Given information
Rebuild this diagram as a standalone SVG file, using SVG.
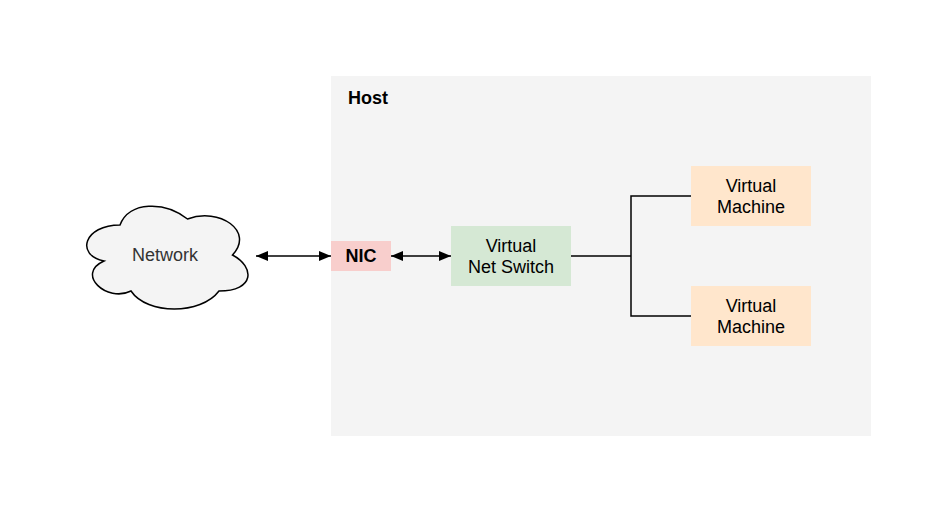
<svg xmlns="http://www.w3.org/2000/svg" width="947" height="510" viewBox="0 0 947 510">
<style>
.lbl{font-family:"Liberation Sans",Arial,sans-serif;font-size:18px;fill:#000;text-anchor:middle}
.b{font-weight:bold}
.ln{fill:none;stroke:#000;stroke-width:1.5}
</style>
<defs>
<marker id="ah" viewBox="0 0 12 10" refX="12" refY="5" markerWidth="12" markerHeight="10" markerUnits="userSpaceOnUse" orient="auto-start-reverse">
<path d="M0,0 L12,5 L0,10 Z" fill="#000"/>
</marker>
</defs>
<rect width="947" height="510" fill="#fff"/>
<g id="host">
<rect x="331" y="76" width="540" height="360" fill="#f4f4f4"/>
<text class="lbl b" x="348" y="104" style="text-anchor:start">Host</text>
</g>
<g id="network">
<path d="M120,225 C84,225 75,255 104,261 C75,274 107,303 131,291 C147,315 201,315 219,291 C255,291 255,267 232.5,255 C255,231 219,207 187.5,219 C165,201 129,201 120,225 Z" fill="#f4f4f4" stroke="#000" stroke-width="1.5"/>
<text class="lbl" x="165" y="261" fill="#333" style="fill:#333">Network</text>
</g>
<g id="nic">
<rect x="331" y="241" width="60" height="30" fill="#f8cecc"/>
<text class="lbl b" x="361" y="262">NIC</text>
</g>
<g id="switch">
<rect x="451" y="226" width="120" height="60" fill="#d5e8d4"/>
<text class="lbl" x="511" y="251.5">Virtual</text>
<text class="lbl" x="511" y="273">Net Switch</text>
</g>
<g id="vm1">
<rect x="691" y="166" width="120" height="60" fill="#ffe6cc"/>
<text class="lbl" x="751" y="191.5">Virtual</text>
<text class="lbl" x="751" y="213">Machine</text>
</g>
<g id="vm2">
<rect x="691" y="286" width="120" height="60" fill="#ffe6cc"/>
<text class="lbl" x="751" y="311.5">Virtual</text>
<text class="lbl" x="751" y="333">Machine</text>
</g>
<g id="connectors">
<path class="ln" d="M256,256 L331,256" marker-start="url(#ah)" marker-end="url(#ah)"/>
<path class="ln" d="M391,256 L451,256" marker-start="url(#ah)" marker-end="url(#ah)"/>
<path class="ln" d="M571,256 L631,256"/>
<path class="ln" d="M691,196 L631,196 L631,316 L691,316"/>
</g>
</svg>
...
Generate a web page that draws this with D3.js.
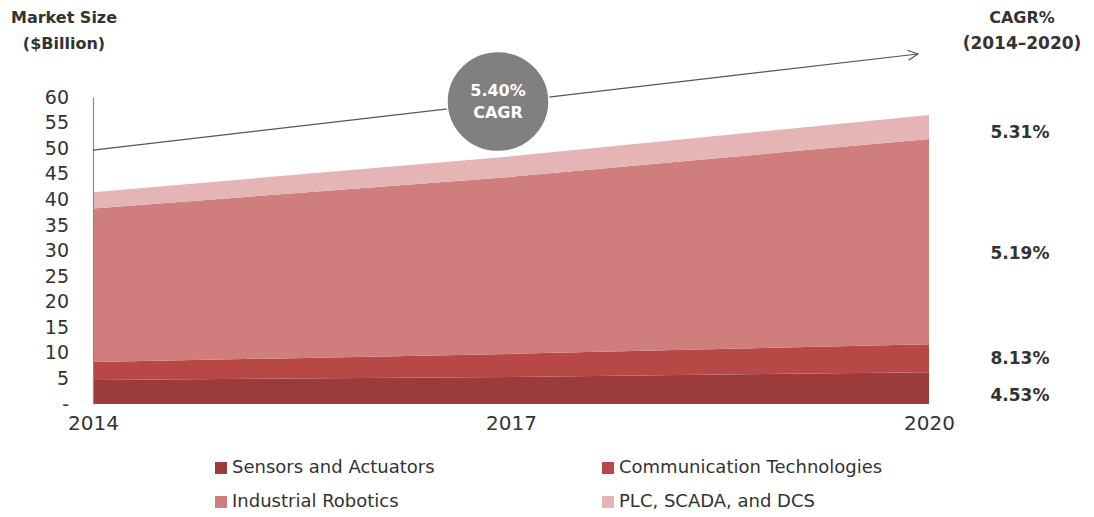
* * *
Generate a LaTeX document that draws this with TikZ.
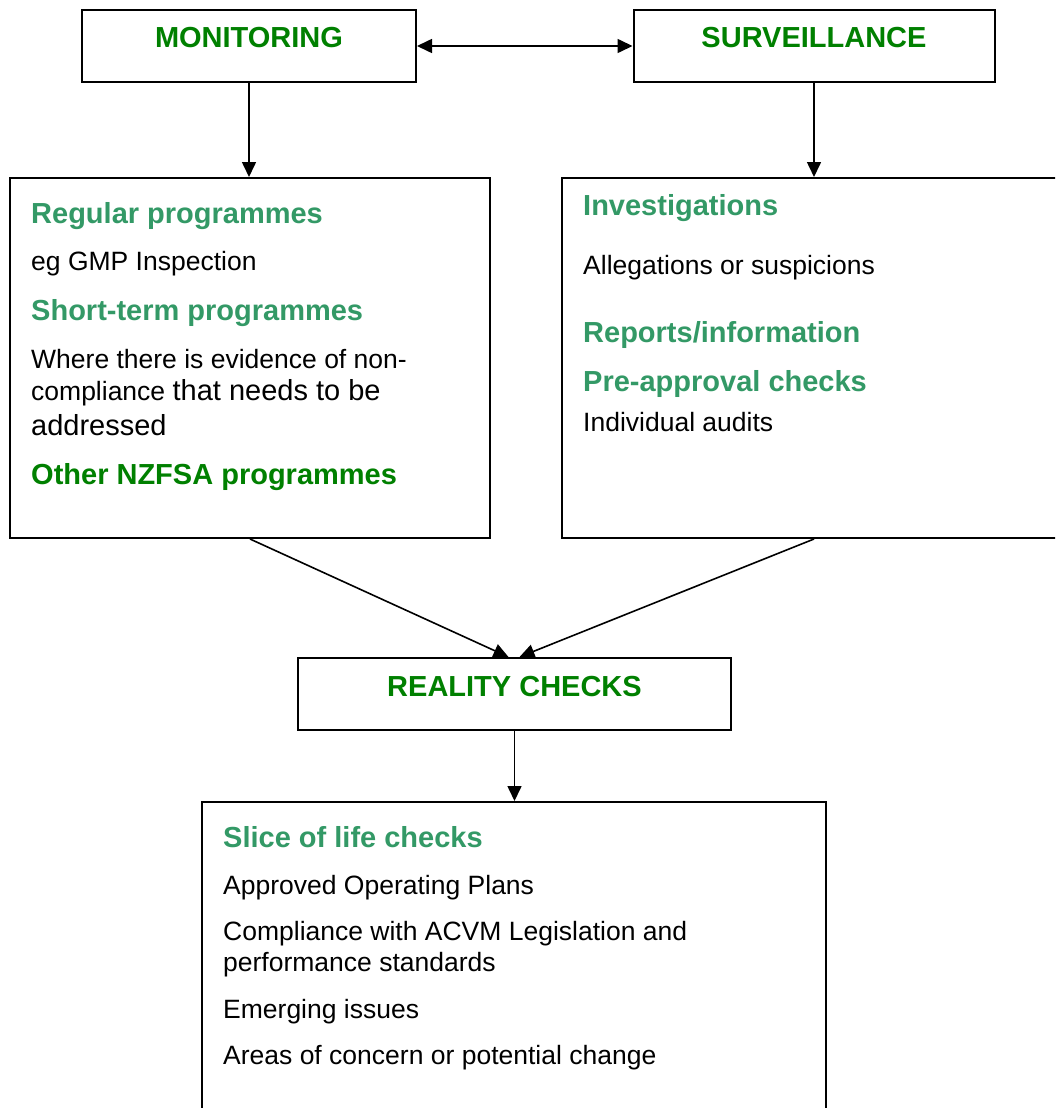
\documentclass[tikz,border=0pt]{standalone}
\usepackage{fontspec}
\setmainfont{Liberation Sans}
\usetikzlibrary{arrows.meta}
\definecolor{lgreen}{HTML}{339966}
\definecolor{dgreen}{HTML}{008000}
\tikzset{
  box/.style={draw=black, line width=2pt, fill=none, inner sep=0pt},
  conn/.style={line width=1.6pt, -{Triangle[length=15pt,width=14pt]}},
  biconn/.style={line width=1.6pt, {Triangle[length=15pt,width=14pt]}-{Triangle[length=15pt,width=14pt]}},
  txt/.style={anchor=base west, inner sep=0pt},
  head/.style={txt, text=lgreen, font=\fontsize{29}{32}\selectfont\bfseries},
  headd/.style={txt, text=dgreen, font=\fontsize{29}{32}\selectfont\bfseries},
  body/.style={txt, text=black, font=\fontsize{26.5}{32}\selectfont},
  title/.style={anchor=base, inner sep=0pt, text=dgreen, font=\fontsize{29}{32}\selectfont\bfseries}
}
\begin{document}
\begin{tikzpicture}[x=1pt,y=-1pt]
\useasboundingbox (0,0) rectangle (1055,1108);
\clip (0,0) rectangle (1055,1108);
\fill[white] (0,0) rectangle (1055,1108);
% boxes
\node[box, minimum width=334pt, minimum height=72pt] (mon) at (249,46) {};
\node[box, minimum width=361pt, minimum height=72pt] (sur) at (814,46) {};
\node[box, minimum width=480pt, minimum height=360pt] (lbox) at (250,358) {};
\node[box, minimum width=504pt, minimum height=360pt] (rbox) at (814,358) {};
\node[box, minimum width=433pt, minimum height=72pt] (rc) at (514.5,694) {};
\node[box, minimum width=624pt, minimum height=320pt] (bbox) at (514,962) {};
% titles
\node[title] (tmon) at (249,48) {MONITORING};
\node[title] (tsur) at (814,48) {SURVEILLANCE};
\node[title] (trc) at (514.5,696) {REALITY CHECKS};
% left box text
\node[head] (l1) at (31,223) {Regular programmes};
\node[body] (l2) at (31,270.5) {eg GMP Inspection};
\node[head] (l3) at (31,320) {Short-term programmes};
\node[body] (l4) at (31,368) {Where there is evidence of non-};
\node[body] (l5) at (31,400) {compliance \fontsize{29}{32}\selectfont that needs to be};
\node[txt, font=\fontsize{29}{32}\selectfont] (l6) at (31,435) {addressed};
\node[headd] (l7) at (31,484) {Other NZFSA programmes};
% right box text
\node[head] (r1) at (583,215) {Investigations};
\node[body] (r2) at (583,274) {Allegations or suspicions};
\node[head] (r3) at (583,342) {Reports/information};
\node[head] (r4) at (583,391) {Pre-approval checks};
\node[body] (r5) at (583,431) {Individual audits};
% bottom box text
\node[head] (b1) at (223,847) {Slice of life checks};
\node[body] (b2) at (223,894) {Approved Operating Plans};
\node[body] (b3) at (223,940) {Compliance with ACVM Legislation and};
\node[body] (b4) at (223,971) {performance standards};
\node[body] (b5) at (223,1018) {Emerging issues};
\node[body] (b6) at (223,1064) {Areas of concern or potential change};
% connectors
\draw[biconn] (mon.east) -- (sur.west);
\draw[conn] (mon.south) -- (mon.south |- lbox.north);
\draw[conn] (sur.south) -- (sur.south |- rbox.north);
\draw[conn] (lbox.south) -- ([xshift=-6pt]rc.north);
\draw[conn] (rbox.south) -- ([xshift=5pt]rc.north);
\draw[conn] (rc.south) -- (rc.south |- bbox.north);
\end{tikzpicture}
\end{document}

Objective
Locate the lines above that contain "with" and copy them.

Solution to this problem
Generate a web page that draws this with D3.js.
Generate a LaTeX document that draws this with TikZ.
\node[body] (b3) at (223,940) {Compliance with ACVM Legislation and};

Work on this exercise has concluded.